_WHAT TO DO_
Repeat verbatim the lines from the one containing "Recreate this image" to the one containing "0.85, 0.94, 1];", ends included, minus any pictures.

_DATA FOR PROCESSING_

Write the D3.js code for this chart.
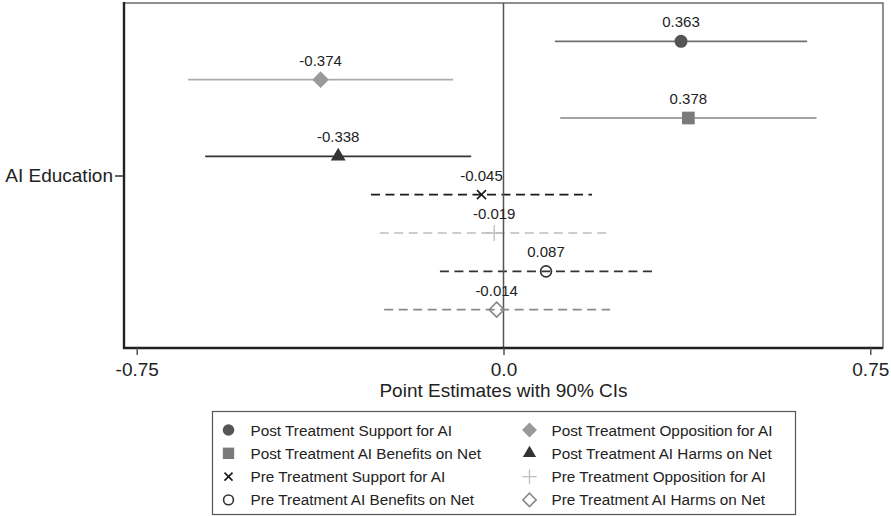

* * *

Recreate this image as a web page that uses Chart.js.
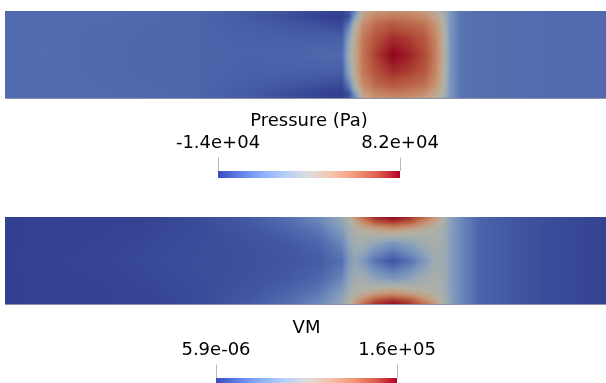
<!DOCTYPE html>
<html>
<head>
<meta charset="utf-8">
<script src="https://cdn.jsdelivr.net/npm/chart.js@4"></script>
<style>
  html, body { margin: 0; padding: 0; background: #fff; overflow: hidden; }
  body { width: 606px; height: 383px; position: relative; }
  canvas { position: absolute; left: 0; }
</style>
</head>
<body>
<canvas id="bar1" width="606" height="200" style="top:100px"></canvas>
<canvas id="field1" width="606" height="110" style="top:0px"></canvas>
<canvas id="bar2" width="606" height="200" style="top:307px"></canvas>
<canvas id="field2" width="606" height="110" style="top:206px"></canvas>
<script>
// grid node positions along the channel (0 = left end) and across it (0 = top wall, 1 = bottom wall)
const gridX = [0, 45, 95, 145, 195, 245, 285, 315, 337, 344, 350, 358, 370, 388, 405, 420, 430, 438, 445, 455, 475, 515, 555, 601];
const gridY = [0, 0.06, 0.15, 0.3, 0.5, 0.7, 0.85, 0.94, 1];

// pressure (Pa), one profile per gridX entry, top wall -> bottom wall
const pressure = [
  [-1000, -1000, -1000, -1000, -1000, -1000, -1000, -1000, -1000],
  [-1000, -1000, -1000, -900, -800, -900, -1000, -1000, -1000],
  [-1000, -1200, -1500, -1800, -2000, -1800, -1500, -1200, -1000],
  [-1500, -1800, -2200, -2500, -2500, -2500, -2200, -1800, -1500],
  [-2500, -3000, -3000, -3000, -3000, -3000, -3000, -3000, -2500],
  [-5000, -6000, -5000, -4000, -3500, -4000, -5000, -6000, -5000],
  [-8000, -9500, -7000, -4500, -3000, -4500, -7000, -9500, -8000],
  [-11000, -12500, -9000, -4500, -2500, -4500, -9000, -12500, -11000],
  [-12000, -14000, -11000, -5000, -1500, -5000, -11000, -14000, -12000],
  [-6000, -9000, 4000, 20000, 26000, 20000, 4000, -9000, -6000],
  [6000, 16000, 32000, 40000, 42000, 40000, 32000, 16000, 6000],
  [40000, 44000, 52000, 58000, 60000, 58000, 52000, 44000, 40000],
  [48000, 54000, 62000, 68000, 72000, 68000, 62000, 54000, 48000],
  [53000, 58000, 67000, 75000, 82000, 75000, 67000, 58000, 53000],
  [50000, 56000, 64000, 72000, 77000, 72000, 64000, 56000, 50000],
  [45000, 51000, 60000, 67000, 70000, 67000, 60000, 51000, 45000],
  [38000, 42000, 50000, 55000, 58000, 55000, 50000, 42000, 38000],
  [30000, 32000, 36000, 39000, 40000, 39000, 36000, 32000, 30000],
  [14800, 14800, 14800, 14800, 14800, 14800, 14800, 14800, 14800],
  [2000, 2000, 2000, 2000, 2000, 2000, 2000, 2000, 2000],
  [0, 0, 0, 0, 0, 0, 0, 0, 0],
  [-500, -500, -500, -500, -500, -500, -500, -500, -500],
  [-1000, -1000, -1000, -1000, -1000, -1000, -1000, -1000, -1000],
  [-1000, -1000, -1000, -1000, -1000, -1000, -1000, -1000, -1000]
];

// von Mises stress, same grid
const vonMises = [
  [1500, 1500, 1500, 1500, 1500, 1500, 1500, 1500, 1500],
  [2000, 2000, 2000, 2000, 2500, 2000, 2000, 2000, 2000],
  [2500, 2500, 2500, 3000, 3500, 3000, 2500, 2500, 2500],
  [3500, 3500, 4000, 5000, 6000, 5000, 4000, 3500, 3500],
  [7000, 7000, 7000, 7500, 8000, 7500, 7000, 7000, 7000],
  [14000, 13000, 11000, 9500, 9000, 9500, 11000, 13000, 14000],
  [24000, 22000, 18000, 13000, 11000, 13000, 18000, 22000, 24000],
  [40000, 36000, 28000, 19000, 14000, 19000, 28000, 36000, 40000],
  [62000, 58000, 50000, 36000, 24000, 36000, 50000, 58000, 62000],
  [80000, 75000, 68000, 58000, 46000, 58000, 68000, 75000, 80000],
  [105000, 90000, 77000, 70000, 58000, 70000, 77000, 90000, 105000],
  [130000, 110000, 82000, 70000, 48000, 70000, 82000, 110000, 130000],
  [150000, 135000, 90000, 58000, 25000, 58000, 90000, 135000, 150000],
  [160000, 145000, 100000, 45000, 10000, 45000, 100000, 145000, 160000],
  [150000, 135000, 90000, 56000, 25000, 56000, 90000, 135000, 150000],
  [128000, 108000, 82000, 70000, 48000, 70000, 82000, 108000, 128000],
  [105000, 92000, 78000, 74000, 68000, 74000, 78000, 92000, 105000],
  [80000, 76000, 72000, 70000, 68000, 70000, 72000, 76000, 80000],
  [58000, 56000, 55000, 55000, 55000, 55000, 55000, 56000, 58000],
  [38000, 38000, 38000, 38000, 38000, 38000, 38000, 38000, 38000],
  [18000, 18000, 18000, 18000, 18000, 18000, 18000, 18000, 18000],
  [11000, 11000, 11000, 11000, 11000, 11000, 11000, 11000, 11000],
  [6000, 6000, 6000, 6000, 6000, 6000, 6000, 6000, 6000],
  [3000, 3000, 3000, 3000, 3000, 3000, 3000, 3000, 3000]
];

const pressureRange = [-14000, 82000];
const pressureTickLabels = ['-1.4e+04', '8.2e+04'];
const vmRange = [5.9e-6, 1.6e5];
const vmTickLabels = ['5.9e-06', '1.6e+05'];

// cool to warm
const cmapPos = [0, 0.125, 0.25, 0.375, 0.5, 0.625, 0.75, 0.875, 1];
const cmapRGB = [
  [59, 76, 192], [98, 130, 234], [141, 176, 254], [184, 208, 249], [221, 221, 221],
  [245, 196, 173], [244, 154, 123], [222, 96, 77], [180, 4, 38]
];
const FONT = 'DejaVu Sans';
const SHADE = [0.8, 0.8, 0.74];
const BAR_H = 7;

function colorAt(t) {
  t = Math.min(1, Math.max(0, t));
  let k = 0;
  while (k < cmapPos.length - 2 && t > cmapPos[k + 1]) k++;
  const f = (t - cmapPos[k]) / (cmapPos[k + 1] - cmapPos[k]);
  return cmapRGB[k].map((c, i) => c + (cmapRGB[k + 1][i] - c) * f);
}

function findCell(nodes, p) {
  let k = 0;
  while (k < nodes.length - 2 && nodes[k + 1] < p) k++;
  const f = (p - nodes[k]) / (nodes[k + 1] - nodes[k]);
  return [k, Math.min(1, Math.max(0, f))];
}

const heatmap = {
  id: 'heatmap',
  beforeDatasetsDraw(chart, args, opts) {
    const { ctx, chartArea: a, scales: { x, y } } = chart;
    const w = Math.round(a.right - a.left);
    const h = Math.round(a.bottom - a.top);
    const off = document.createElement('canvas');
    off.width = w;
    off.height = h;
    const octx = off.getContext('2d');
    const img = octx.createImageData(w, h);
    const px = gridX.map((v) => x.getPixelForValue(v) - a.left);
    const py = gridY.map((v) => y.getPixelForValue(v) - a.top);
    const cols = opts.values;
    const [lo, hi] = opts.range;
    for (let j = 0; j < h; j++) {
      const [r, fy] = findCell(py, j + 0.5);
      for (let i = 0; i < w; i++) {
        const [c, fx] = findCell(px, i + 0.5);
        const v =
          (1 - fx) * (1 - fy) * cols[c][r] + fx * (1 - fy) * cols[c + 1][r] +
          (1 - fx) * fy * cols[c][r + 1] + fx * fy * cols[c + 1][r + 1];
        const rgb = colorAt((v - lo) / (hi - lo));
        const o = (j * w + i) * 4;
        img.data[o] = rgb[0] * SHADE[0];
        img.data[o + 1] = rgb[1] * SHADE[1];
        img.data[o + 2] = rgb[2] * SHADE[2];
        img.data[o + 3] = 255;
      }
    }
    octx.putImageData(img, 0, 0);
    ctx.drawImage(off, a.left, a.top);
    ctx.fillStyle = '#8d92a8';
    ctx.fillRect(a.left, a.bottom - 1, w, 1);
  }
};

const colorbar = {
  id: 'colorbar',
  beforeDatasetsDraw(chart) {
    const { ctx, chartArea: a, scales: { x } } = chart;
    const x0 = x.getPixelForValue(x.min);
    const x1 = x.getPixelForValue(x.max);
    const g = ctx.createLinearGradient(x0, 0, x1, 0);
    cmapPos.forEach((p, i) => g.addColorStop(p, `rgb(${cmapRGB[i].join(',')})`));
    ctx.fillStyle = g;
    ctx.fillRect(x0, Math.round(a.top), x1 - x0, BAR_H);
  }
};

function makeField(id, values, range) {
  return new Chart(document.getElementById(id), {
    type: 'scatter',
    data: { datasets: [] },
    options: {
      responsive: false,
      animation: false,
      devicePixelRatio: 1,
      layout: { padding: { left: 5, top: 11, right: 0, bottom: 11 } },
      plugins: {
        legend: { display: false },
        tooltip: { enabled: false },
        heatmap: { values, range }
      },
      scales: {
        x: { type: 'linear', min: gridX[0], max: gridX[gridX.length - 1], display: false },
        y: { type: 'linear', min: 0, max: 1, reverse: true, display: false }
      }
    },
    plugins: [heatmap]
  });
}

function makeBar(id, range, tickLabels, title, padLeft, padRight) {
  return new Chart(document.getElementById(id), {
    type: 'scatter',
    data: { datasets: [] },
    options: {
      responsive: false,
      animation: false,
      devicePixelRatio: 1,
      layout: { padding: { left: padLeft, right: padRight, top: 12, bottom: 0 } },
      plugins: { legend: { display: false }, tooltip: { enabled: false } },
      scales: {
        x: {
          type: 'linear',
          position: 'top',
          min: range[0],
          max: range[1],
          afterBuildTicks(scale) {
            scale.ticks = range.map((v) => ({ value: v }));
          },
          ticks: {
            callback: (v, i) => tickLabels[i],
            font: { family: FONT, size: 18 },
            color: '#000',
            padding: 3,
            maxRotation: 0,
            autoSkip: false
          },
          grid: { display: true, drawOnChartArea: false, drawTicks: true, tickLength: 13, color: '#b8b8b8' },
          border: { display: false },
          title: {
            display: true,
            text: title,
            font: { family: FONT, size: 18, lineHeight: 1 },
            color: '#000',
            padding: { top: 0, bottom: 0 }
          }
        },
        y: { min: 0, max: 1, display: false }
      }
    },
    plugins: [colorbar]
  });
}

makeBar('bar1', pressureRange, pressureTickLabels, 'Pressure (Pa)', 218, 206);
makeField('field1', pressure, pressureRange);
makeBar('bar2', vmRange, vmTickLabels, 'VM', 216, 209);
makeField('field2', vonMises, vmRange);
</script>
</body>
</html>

_ANSWER TO THIS TASK_
Recreate this image as a web page that uses Chart.js.
<!DOCTYPE html>
<html>
<head>
<meta charset="utf-8">
<script src="https://cdn.jsdelivr.net/npm/chart.js@4"></script>
<style>
  html, body { margin: 0; padding: 0; background: #fff; overflow: hidden; }
  body { width: 606px; height: 383px; position: relative; }
  canvas { position: absolute; left: 0; }
</style>
</head>
<body>
<canvas id="bar1" width="606" height="200" style="top:100px"></canvas>
<canvas id="field1" width="606" height="110" style="top:0px"></canvas>
<canvas id="bar2" width="606" height="200" style="top:307px"></canvas>
<canvas id="field2" width="606" height="110" style="top:206px"></canvas>
<script>
// grid node positions along the channel (0 = left end) and across it (0 = top wall, 1 = bottom wall)
const gridX = [0, 45, 95, 145, 195, 245, 285, 315, 337, 344, 350, 358, 370, 388, 405, 420, 430, 438, 445, 455, 475, 515, 555, 601];
const gridY = [0, 0.06, 0.15, 0.3, 0.5, 0.7, 0.85, 0.94, 1];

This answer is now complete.